Exercise: Below are some records. Output the lines from the first one through the line that holds "5.90,5.76,5.83,5.31,5.34,5.67,5.16,5.34,5.94,5.84]", exactly as written, with no pictures.
-------
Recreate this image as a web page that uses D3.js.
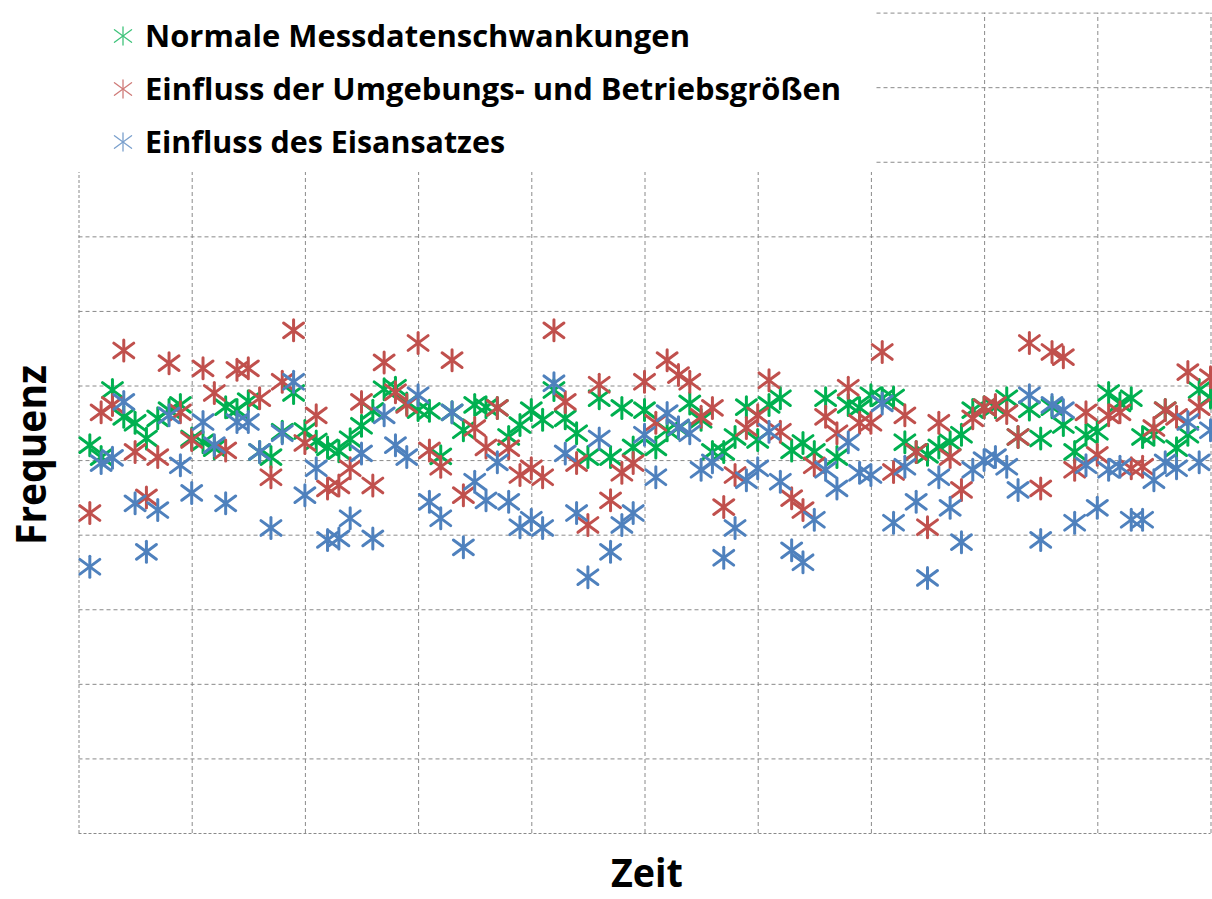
<!DOCTYPE html>
<html>
<head>
<meta charset="utf-8">
<script src="https://cdn.jsdelivr.net/npm/d3@7"></script>
<style>
  body { margin: 0; background: #fff; }
  svg { display: block; }
</style>
</head>
<body>
<svg id="chart" width="1212" height="899"></svg>
<script>
// series values (frequency in grid units), one per time step 1..100
var normale = [5.20,5.04,5.94,5.58,5.50,5.29,5.56,5.67,5.74,5.29,
  5.24,5.16,5.71,5.67,5.79,5.11,5.04,5.38,5.90,5.39,
  5.25,5.17,5.12,5.28,5.46,5.66,5.95,5.97,5.76,5.67,
  5.66,5.05,5.64,5.40,5.74,5.71,5.70,5.31,5.47,5.67,
  5.54,5.94,5.56,5.36,5.04,5.83,5.04,5.70,5.17,5.67,
  5.17,5.40,5.43,5.76,5.54,5.11,5.11,5.31,5.71,5.27,
  5.74,5.83,5.13,5.23,5.11,5.83,5.04,5.74,5.70,5.87,
  5.83,5.84,5.24,5.11,5.07,5.17,5.24,5.34,5.67,5.71,
  5.71,5.83,5.31,5.68,5.29,5.71,5.47,5.11,5.34,5.38,
  5.90,5.76,5.83,5.31,5.34,5.67,5.16,5.34,5.94,5.84]

var umgebung = [4.29,5.64,5.74,6.47,5.11,4.50,5.04,6.30,5.64,5.27,
  6.23,5.90,5.13,6.21,6.23,5.83,4.77,6.05,6.74,5.23,
  5.60,4.62,4.66,4.89,5.78,4.66,6.31,5.91,5.74,6.57,
  5.13,4.91,6.34,4.53,5.43,5.17,5.70,5.16,4.80,4.89,
  4.77,6.74,5.78,4.96,4.13,6.01,4.46,4.83,4.96,6.05,
  5.50,6.34,6.14,6.05,5.58,5.70,4.37,4.80,5.43,5.60,
  6.07,5.38,4.49,4.33,4.93,5.58,5.36,5.97,5.50,5.50,
  6.45,4.84,5.60,5.11,4.10,5.50,5.04,4.60,5.56,5.71,
  5.74,5.63,5.31,6.57,4.62,6.45,6.38,4.87,5.64,5.07,
  5.60,5.64,4.89,4.91,5.43,5.67,5.58,6.18,5.71,6.11]

var eisansatz = [3.57,4.96,5.03,5.78,4.42,3.77,4.33,5.60,4.93,4.56,
  5.51,5.20,4.42,5.51,5.51,5.11,4.09,5.36,6.05,4.53,
  4.89,3.93,3.95,4.22,5.09,3.95,5.60,5.20,5.04,5.87,
  4.44,4.22,5.64,3.83,4.71,4.46,4.97,4.44,4.10,4.20,
  4.09,6.03,5.09,4.29,3.43,5.29,3.77,4.13,4.29,5.34,
  4.77,5.63,5.44,5.36,4.87,4.97,3.69,4.09,4.73,4.89,
  5.38,4.71,3.79,3.63,4.20,4.87,4.62,5.24,4.83,4.80,
  5.76,4.16,4.91,4.44,3.42,4.77,4.36,3.90,4.87,5.00,
  5.04,4.91,4.60,5.87,3.93,5.74,5.67,4.16,4.93,4.36,
  4.87,4.91,4.20,4.20,4.73,4.97,4.89,5.51,4.97,5.40]

var seriesNames = ["Normale Messdatenschwankungen",
  "Einfluss der Umgebungs- und Betriebsgrößen",
  "Einfluss des Eisansatzes"]
var seriesColors = ["#00B050", "#C0504D", "#4F81BD"]
var xTicks = d3.range(0, 101, 10)
var yTicks = d3.range(0, 12, 1)

var svg = d3.select("#chart")
var plotL = 78.5, plotR = 1210.5, plotT = 12.6, plotB = 833

var x = d3.scaleLinear().domain([0, 100]).range([plotL, plotR])
var y = d3.scaleLinear().domain([0, 11]).range([plotB, plotT])

// grid (axes without labels)
var grid = svg.append("g")
grid.append("g")
  .attr("transform", "translate(0," + plotB + ")")
  .call(d3.axisBottom(x).tickValues(xTicks).tickSize(-(plotB - plotT)).tickFormat(""))
grid.append("g")
  .attr("transform", "translate(" + plotL + ",0)")
  .call(d3.axisLeft(y).tickValues(yTicks).tickSize(-(plotR - plotL)).tickFormat(""))
grid.selectAll(".domain").remove()
grid.selectAll(".tick line")
  .attr("stroke", "#8a8a8a")
  .attr("stroke-width", 1)
  .attr("stroke-dasharray", "4,3")
grid.selectAll(".tick line").filter(function(d) { return d === 0 })
  .attr("stroke-dasharray", "3,2")

// asterisk marker
function star(g, col, s, sw) {
  g.append("line").attr("x1", 0).attr("y1", -s).attr("x2", 0).attr("y2", s)
  g.append("line").attr("x1", -s * 0.95).attr("y1", -s * 0.7).attr("x2", s * 0.95).attr("y2", s * 0.7)
  g.append("line").attr("x1", -s * 0.95).attr("y1", s * 0.7).attr("x2", s * 0.95).attr("y2", -s * 0.7)
  g.attr("stroke", col).attr("stroke-width", sw).attr("stroke-linecap", "round")
}

var allSeries = [normale, umgebung, eisansatz]
var plot = svg.append("g")
allSeries.forEach(function(vals, k) {
  plot.append("g").selectAll("g")
    .data(vals)
    .enter().append("g")
    .attr("transform", function(d, i) { return "translate(" + x(i + 1) + "," + y(d) + ")" })
    .each(function() { star(d3.select(this), seriesColors[k], 10.5, 3) })
})

// legend box covers the grid
var legend = svg.append("g")
legend.append("rect").attr("x", 0).attr("y", 0).attr("width", 875).attr("height", 172).attr("fill", "#fff")
var legendWidths = [545, 696, 360]
seriesNames.forEach(function(name, k) {
  var cy = 36 + k * 53
  var m = legend.append("g").attr("transform", "translate(123," + cy + ")").attr("opacity", 0.75)
  star(m, seriesColors[k], 9, 1.3)
  legend.append("text")
    .attr("x", 145).attr("y", cy + 11)
    .attr("font-family", "Open Sans, sans-serif")
    .attr("font-weight", "bold")
    .attr("font-size", 30)
    .attr("textLength", legendWidths[k])
    .attr("lengthAdjust", "spacingAndGlyphs")
    .text(name)
})

// axis titles
svg.append("text")
  .attr("transform", "translate(46,455) rotate(-90)")
  .attr("text-anchor", "middle")
  .attr("font-family", "Open Sans, sans-serif")
  .attr("font-weight", "bold")
  .attr("font-size", 42)
  .attr("textLength", 180)
  .attr("lengthAdjust", "spacingAndGlyphs")
  .text("Frequenz")
svg.append("text")
  .attr("x", 647).attr("y", 887)
  .attr("text-anchor", "middle")
  .attr("font-family", "Open Sans, sans-serif")
  .attr("font-weight", "bold")
  .attr("font-size", 40)
  .attr("textLength", 72)
  .attr("lengthAdjust", "spacingAndGlyphs")
  .text("Zeit")
</script>
</body>
</html>
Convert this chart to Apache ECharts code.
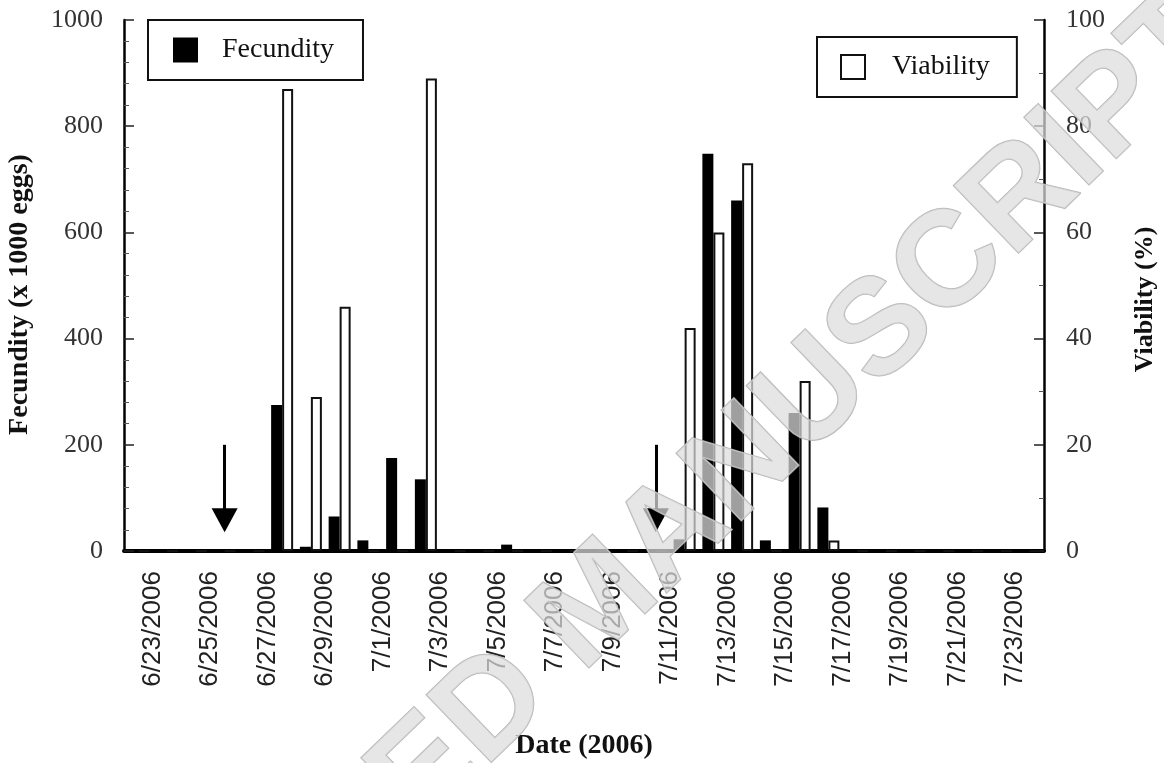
-------
Answer to the problem:
Recreate this image as a web page that uses D3.js.
<!DOCTYPE html>
<html>
<head>
<meta charset="utf-8">
<script src="https://cdn.jsdelivr.net/npm/d3@7"></script>
<style>
  body { margin: 0; background: #fff; }
  svg { display: block; }
</style>
</head>
<body>
<svg id="chart" width="1212" height="899"></svg>
<script>
// series values (frequency in grid units), one per time step 1..100
var normale = [5.20,5.04,5.94,5.58,5.50,5.29,5.56,5.67,5.74,5.29,
  5.24,5.16,5.71,5.67,5.79,5.11,5.04,5.38,5.90,5.39,
  5.25,5.17,5.12,5.28,5.46,5.66,5.95,5.97,5.76,5.67,
  5.66,5.05,5.64,5.40,5.74,5.71,5.70,5.31,5.47,5.67,
  5.54,5.94,5.56,5.36,5.04,5.83,5.04,5.70,5.17,5.67,
  5.17,5.40,5.43,5.76,5.54,5.11,5.11,5.31,5.71,5.27,
  5.74,5.83,5.13,5.23,5.11,5.83,5.04,5.74,5.70,5.87,
  5.83,5.84,5.24,5.11,5.07,5.17,5.24,5.34,5.67,5.71,
  5.71,5.83,5.31,5.68,5.29,5.71,5.47,5.11,5.34,5.38,
  5.90,5.76,5.83,5.31,5.34,5.67,5.16,5.34,5.94,5.84]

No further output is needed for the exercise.